In 1877 Dr Thomas Barnardo opened the Copperfield Road Free School, the largest of three ragged schools (charitable institutions that offered the poorest children a free education) in a row of three warehouses on Regent’s Canal in Tower Hamlets. Now an underfunded, independent museum (opened in 1990), a small exhibition offers an insight into how tough life was in east London in the late 1800s, but the highlight is one of the original classrooms where visitors can attend a lesson led by an actor in Victorian costume. The museum is in the second phase of applying for a lottery grant, which will allow it to make vital repairs to the largest of the three warehouses, though the aim is to retain the authentic atmosphere of the building.
In 1881, Dr Barnardo took 2,500 Sunday school children by train on an outing to Theydon Bois in Essex.
The lesson. We sat at small wooden desks while stern “Miss Perkins”, dressed in long skirt, high necked blouse and wire-rimmed glasses, taught us our letters and numbers, slamming her cane down on her lectern if any of us misbehaved. My seven-year-old son was slightly appalled at the idea of going to school on a Sunday but enjoyed it once he got there, especially learning about the various cruel punishments Victorian school children were subjected to. A dressing up box of torn clothes means kids can look the part during class.
The tiny “cafe” is little more than a counter with a kettle. It’s a latte-free zone though this didn’t stop one smartly dressed customer asking for one. Tea, instant coffee and hot chocolate are all £1. There are packets of bourbon and digestive biscuits (40p), Snickers bars and that’s about it. We sat at the window with our drinks, watching a coot build its nest on the canal.
Often the bête noire of this column, I felt obliged to buy something just to support the project. Pocket money toys (marbles, pencils, skipping ropes, minature cars, balloons) cost £1-£2. There are also a few books on local history and postcards (30p).

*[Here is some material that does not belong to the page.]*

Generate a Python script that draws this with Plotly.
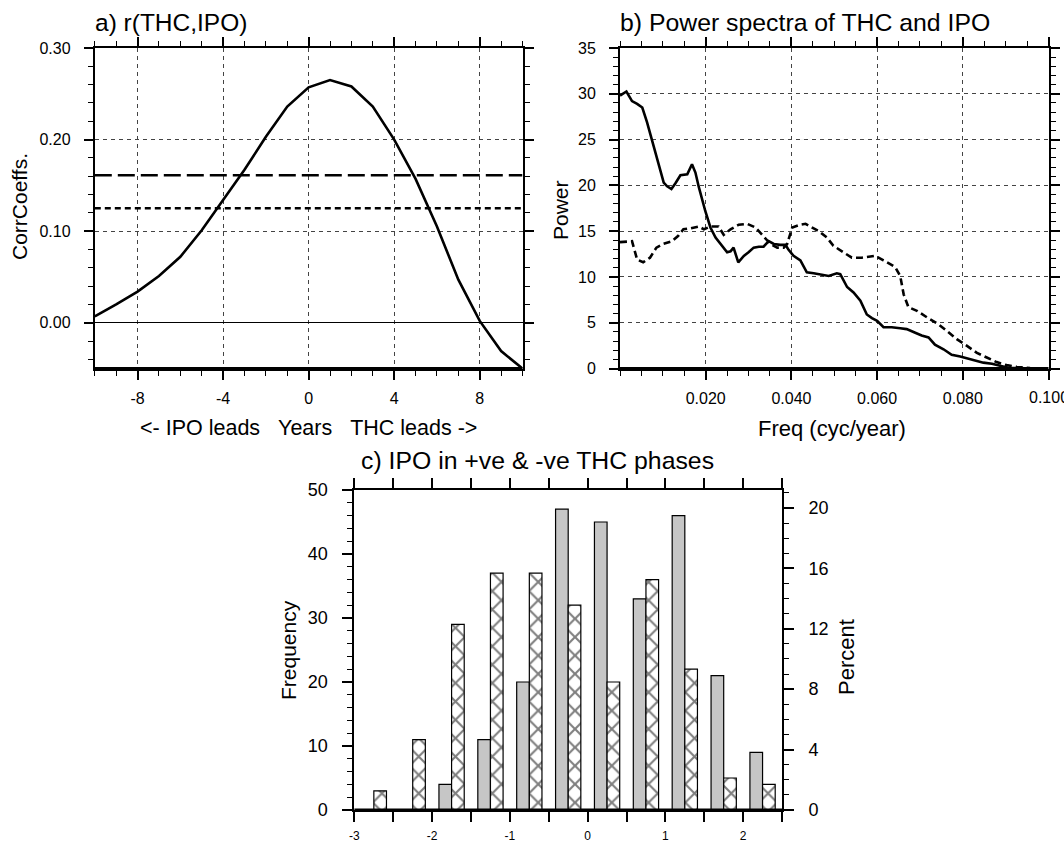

It’s free – donations are encouraged.
Between 10am and 5pm every Wednesday and Thursday, and 2pm to 5pm on the first Sunday of each month when lessons (2.15pm or 3.30pm) are offered on a first come, first served basis. There are activities during school holidays (Wednesdays and Thursdays only). Outside these times the museum runs a schools programme, with 16,000 school children coming through the doors each year.
The nearest stations are Mile End tube and LimehouseNational Rail/Docklands Light Railway. Or it’s a bus ride from Liverpool Street or Stratford rail stations.
I loved it. It’s utterly uncommercial though this is due to lack of funds more than intention. This is an authentic slice of East End history that strives to inspire children through its work. Lottery money will help them modernise the exhibition and cafe. 7/10.